Tuesday, April 23, 2013

Eating (Not Insulting) Encourages Effective Interfaith Interactions

Yesterday I went to the library to try to get as much writing as possible done during the hour and a half my youngest is in preschool.  As I sat down, I made brief eye contact with a man sitting in the carrel diagonal from me, smiled, and started working.

You know how you can just tell when someone's looking at you?  Well, I could just feel him looking up at me every few minutes or so and finally he made a comment about the book I had with me, the second volume of Women of Faith in the Latter Days.  "That looks like some heavy research," he said.  "Oh, it's actually really good," I replied, in what I hoped was a friendly-but-not-interested-in-conversation voice.  Then after a pause he asked, "What religion are you?"  I looked up.  "I'm LDS -- Mormon."

His response?  "I'm so sorry."


Knowing that this would not be a productive conversation, I hoped to end it quickly.  I smiled.  "I'm not."  I looked back at my computer screen, but he wasn't quite ready to leave it alone.

"No, I'm really very sorry.  I've never met a Mormon that gave me any reason to think anything good about that sect," he continued.

"Well, that's too bad.  You haven't met the right ones, then."  I replied, still trying to focus on my writing.  "And then there's that false prophet..." he started.  Just then a friend of mine - also LDS, as it happens - came over and said hi and we had a nice conversation during which the "so-sorry" man left.  He did return a while later, but as he didn't say anything and I had to leave shortly thereafter, it was only minimally uncomfortable.

The contrast with my experience just the day before was striking.  On Sunday afternoon, I joined my mom, my sister and my sister's husband at the first (hopefully annual - or even more frequent?) Faith Feast: An Intercultural Progressive Dinner, put on by Spokane Faith and Values, a non-profit dedicated to increasing interfaith communication and understanding.

I've been interested in interfaith work for years, an interest that was piqued, though not initiated, by Project Conversion (see my posts here and here).  My sister and her husband recently joined the Spokane Interfaith Council at the request of the regional Public Relations representatives for our church.  So when we heard about the Faith Feast, we jumped at the chance to interact with those of other faiths in their holy places.

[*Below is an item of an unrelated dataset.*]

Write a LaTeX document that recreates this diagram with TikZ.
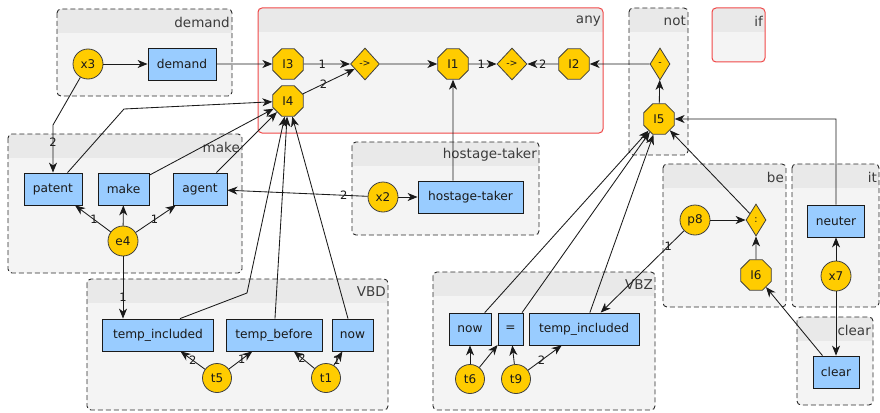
\documentclass[tikz,border=0pt]{standalone}
\usepackage{fontspec}
\setmainfont{DejaVu Sans}
\usetikzlibrary{shapes.geometric,arrows.meta,calc}
\definecolor{gold}{HTML}{FFCC00}
\definecolor{boxblue}{HTML}{99CCFF}
\definecolor{grpbg}{HTML}{F4F4F4}
\definecolor{grphead}{HTML}{E9E9E9}
\definecolor{redb}{HTML}{F04848}
\definecolor{ink}{HTML}{1A1A1A}
\definecolor{dashc}{HTML}{2A2A2A}

\newcommand\mygroup[6]{%
  \fill[grpbg,rounded corners=4pt] (#1,#2) rectangle (#3,#4);
  \begin{scope}
    \clip[rounded corners=4pt] (#1,#2) rectangle (#3,#4);
    \fill[grphead] (#1,#2) rectangle (#3,#2+24);
  \end{scope}
  \draw[#6,rounded corners=4pt] (#1,#2) rectangle (#3,#4);
  \node[grptitle,anchor=east] (g-#5) at (#3-2,#2+13) {#5};
}

\begin{document}
\begin{tikzpicture}[x=1pt,y=-1pt,
  grptitle/.style={font=\fontsize{13.5}{15}\selectfont,text=ink!85,inner sep=0pt},
  dgrp/.style={draw=dashc,line width=0.9pt,dash pattern=on 5pt off 3pt},
  rgrp/.style={draw=redb,line width=1pt},
  blk/.style={rectangle,draw=ink,fill=boxblue,minimum height=32pt,inner sep=0pt,
    font=\fontsize{12.2}{14}\selectfont,text=ink,line width=0.8pt},
  var/.style={circle,draw=black!75,fill=gold,minimum size=30pt,inner sep=0pt,
    font=\fontsize{12}{14}\selectfont,text=ink,line width=0.8pt},
  oct/.style={regular polygon,regular polygon sides=8,draw=black!75,fill=gold,
    minimum size=33pt,inner sep=0pt,font=\fontsize{12}{14}\selectfont,text=ink,line width=0.8pt},
  op/.style={diamond,draw=black!75,fill=gold,inner sep=0pt,minimum height=32pt,
    font=\fontsize{9.5}{10}\selectfont,text=ink,line width=0.8pt},
  edge/.style={draw=ink,line width=0.85pt,-{Stealth[length=10pt,width=8pt,inset=3pt]}},
  lbl/.style={font=\fontsize{11.5}{12}\selectfont,text=ink,inner sep=0pt}
]
\useasboundingbox (0,0) rectangle (880,412);

% groups
\mygroup{57}{9}{232}{96}{demand}{dgrp}
\mygroup{258}{8}{603}{133}{any}{rgrp}
\mygroup{629}{8}{688}{155}{not}{dgrp}
\mygroup{712}{8}{765}{62}{if}{rgrp}
\mygroup{8}{134}{242}{273}{make}{dgrp}
\mygroup{352}{142}{539}{235}{hostage-taker}{dgrp}
\mygroup{663}{164}{786}{307}{be}{dgrp}
\mygroup{792}{164}{879}{307}{it}{dgrp}
\mygroup{797}{317}{873}{405}{clear}{dgrp}
\mygroup{87}{279}{388}{410}{VBD}{dgrp}
\mygroup{433}{272}{655}{410}{VBZ}{dgrp}

% nodes
\node[var] (x3) at (88,64) {x3};
\node[blk,minimum width=68pt] (demand) at (182,64) {demand};
\node[oct] (I3) at (288,64) {I3};
\node[oct] (I4) at (288,101) {I4};
\node[op,minimum width=29pt] (op1) at (365,64) {->};
\node[oct] (I1) at (453,64) {I1};
\node[op,minimum width=30pt] (op2) at (512,64) {->};
\node[oct] (I2) at (574,64) {I2};
\node[op,minimum width=20pt] (opn) at (660,64) {-};
\node[oct] (I5) at (659,119) {I5};

\node[blk,minimum width=58pt] (patent) at (53,189) {patent};
\node[blk,minimum width=51pt] (make) at (123.5,189) {make};
\node[blk,minimum width=54pt] (agent) at (200,189) {agent};
\node[var] (e4) at (123,241) {e4};

\node[var] (x2) at (383,197) {x2};
\node[blk,minimum width=105pt] (ht) at (470.5,197) {hostage-taker};

\node[var] (p8) at (695,220) {p8};
\node[op,minimum width=20pt] (opc) at (756,220) {:};
\node[oct] (I6) at (756,275) {I6};
\node[blk,minimum width=57pt] (neuter) at (836,221) {neuter};
\node[var] (x7) at (836,276) {x7};
\node[blk,minimum width=46pt] (clear) at (836,372) {clear};

\node[blk,minimum width=111pt] (tiA) at (158,335) {temp\_included};
\node[blk,minimum width=96pt] (tb) at (274,335) {temp\_before};
\node[blk,minimum width=41pt] (nowA) at (352.5,335) {now};
\node[var,minimum size=29pt] (t5) at (217,378) {t5};
\node[var,minimum size=29pt] (t1) at (326,378) {t1};

\node[blk,minimum width=42pt] (nowB) at (470,329) {now};
\node[blk,minimum width=25pt] (eq) at (510.5,329) {=};
\node[blk,minimum width=110pt] (tiB) at (584,329) {temp\_included};
\node[var,minimum size=29pt] (t6) at (470,379) {t6};
\node[var,minimum size=29pt] (t9) at (516,379) {t9};

% bend points
\coordinate (b1) at (53,125);
\coordinate (b2) at (124,109);
\coordinate (b3) at (247,293);
\coordinate (b4) at (836,119);

% edges
\draw[edge] (x3) -- (demand);
\draw[edge] (demand) -- (I3);
\draw[edge] (I3) -- node[lbl,pos=0.4]{1} (op1);
\draw[edge] (I4) -- node[lbl,pos=0.4]{2} (op1);
\draw[edge] (op1) -- (I1);
\draw[edge] (I1) -- node[lbl,pos=0.45]{1} (op2);
\draw[edge] (I2) -- node[lbl,pos=0.5]{2} (op2);
\draw[edge] (opn) -- (I2);
\draw[edge] (ht.north -| I1) -- (I1);
\draw[edge] (I5) -- (opn);

\draw[edge] (x3) -- (b1) -- node[lbl,pos=0.37]{2} (patent);
\draw[edge] (patent) -- (b2) -- (I4);
\draw[edge] (make) -- (I4);
\draw[edge] (agent) -- (I4);
\draw[edge] (e4) -- node[lbl,pos=0.47]{1} (patent);
\draw[edge] (e4) -- (make);
\draw[edge] (e4) -- node[lbl,pos=0.47]{1} (agent);
\draw[edge] (e4) -- node[lbl,pos=0.65]{1} (e4 |- tiA.north);
\draw[edge] (x2) -- node[lbl,pos=0.17]{2} (agent);
\draw[edge] (x2) -- (ht);

\draw[edge] ([xshift=22pt]tiA.north) -- (b3) -- (I4);
\draw[edge] (tb) -- (I4);
\draw[edge] (nowA) -- (I4);
\draw[edge] (t5) -- node[lbl,pos=0.5]{2} (tiA);
\draw[edge] (t5) -- node[lbl,pos=0.55]{1} (tb);
\draw[edge] (t1) -- node[lbl,pos=0.6]{2} (tb);
\draw[edge] (t1) -- node[lbl,pos=0.35]{1} (nowA);

\draw[edge] (t6) -- (nowB);
\draw[edge] (t6) -- (eq);
\draw[edge] (t9) -- (eq);
\draw[edge] (t9) -- node[lbl,pos=0.4]{2} (tiB);
\draw[edge] (nowB) -- (I5);
\draw[edge] (eq) -- (I5);
\draw[edge] (tiB) -- (I5);
\draw[edge] (p8) -- node[lbl,pos=0.19]{1} (tiB);
\draw[edge] (p8) -- (opc);
\draw[edge] (I6) -- (opc);
\draw[edge] (opc) -- (I5);
\draw[edge] (neuter) -- (b4) -- (I5);
\draw[edge] (x7) -- (neuter);
\draw[edge] (x7) -- (clear);
\draw[edge] (clear) -- (I6);
\end{tikzpicture}
\end{document}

Mom, Meredith, and me outside
the Spokane Islamic Center
The evening began at the Spokane Islamic Center.  The women in our group of twenty-five or so covered our hair (I need to work on my scarf-wrapping skills as mine kept slipping back) and we entered the women's hall, where we met with three members of the mosque who told us about some of the basic tenets of Islam, including the daily prayers, submission to God's will, and eating only halal food.  (You can read this review I wrote a while back on a book about Islam.)  These three Muslim men were happy to answer our questions and engage in conversation about their faith, their worship, and their beliefs.  We also learned about the Muslim population of Spokane.  There are approximately 1200-1500 Muslims in our area, not counting students, from dozens of different countries across Africa, the Middle East, and Asia.  Several hundred attend the regular Friday services at the Center.  They were excited to report that after searching for years, they were finally able to hire an imam for the mosque just this March.

And then we ate.

It was just supposed to be appetizers at the mosque, but the table was practically groaning under the weight of all the appetizers.  Hummus and baba ghanoush (basically hummus made with eggplant instead of chickpeas), melt-in-your-mouth falafel, two different kinds of sambousa, homemade flatbread, a delicious salad, the list goes on and on.  Everything was delicious and I easily could have filled up right there, but managed to restrain myself and leave some room for the next stop.  The conversation - and eating - went on so long that we were late moving on to the second station of our dinner.

This is the only picture of food I got
the entire evening.  I kept forgetting
to snap a picture until I was halfway
through eating and by then it just
didn't look as pretty...
The entree portion of the progressive dinner was at the Sikh Gurudwara of Spokane.  As we arrived we were greeted with a expansive smile and a friendly hug by a man named Dev and everyone was directed to remove his or her shoes and cover his or her head.  We followed the amazing aroma to the langar, basically a community kitchen and dining area, in the basement of the temple.  Members of the Sikh congregation had prepared a full vegetarian meal including fruit, salad, rice, traditional bread and three different main dishes: a lentil soup, a chickpea curry, and a vegetable curry.  Again, it was tempting to go back for more, but I was already so full that it was hard to finish what I'd taken the first time around.  We jumped right in to eating and then had an informal Q&A session.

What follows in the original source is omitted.